Whether in churches or cultural groups, those who voted no in 2017 found themselves in a clear minority with, as they saw it, the worse side of a democratic outcome: majority rules unbalanced by the protection of minority rights. Banning books from libraries is a clumsy and one-sided expression of this, but it is a response to a legal and cultural climate that has classified the beliefs and practices of three-quarters of the local population as laughably primitive at best, and outside the law at its most extreme.
Christou is right: no-voting Cumberland is not Marrickville, Newtown or, for that matter, North Sydney or Randwick. It is significantly younger than the Australian average, with a higher marriage rate. The spread of ancestry and country of birth is diverse: 24.5 per cent of residents have Lebanese or Chinese ancestry (compared with 6.5 per cent across Australia); 39.7 per cent were born in Australia (compared with 66.9 per cent nationally); and the next most common country of birth, after Australia, is India. More than 22 per cent are Islamic (3.2 per cent nationally) and 14.7 per cent have no religion (against 38.4 per cent of all Australians).

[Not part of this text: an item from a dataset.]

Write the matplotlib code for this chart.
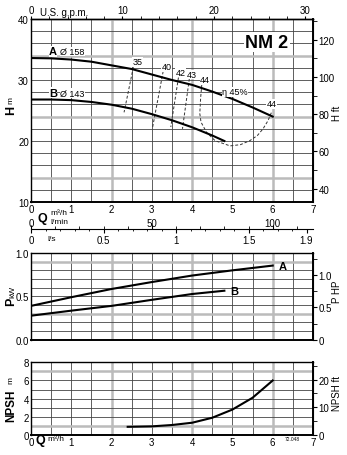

Household weekly income is marginally less than the national average, but the proportion of the population with university degrees is higher. Almost three-quarters (74.6 per cent) of households are composed of entire families (70.5 per cent nationally).
A demographic snapshot of Cumberland does not lend itself to tired and somewhat in-house debates about culture wars. I doubt Cumberland can be accused of setting itself up as a free republic of homophobia in the same sense as, say, Sky After Dark.
What it speaks to instead is a democratic failure with which we are less and less able to come to terms.
The promise of democracy has always been twofold: the majority rules while the rights of the minority are protected. Those who voted no to same-sex marriage are in the same post-poll limbo as those who voted yes to an Indigenous Voice to parliament. They both lost, and subsequently they were both neglected, shunted off the agenda, and ridiculed. It’s not like your party losing an election. You don’t get a chance to go again three years later. In Australia, those who win majorities quickly lose sight of how to look after minorities, all the more so when the minority group is culturally and religiously outside the mainstream.
Where this leaves democracy’s outsiders was amply demonstrated by Cumberland Council’s action. In banning a book about same-sex marriage, the council was only reflecting what the larger polity has done to it: the majority celebrate their new powers while alienating a vulnerable minority group. The blunt object of a book ban is a mirror image of the broader community’s blunt object of majority rule.
As sometimes happens, I find myself arguing something close to the complete opposite of what I believe in. For books and libraries to be targeted with censorship is not just distressing, it shouldn’t be allowed. (Ban the ban!) But if we had tempered our self-congratulation over marriage equality and given more thought to those who voted no, not from bigotry but from deep-seated, authentically felt, inherited and important cultural traditions, we might have left more outlets for frustration than the brute signal of banning books.
As America and other places have shown, when people run out of ways to express themselves, they go to the library. They turn to politicians who offer not solutions for their problems but the theatre of expressing their anger. If we want to protect our libraries, maybe our community has to be more eager to listen, learn and protect the rights of those on the other side of the debate.
Malcolm Knox is a journalist, author and regular columnist.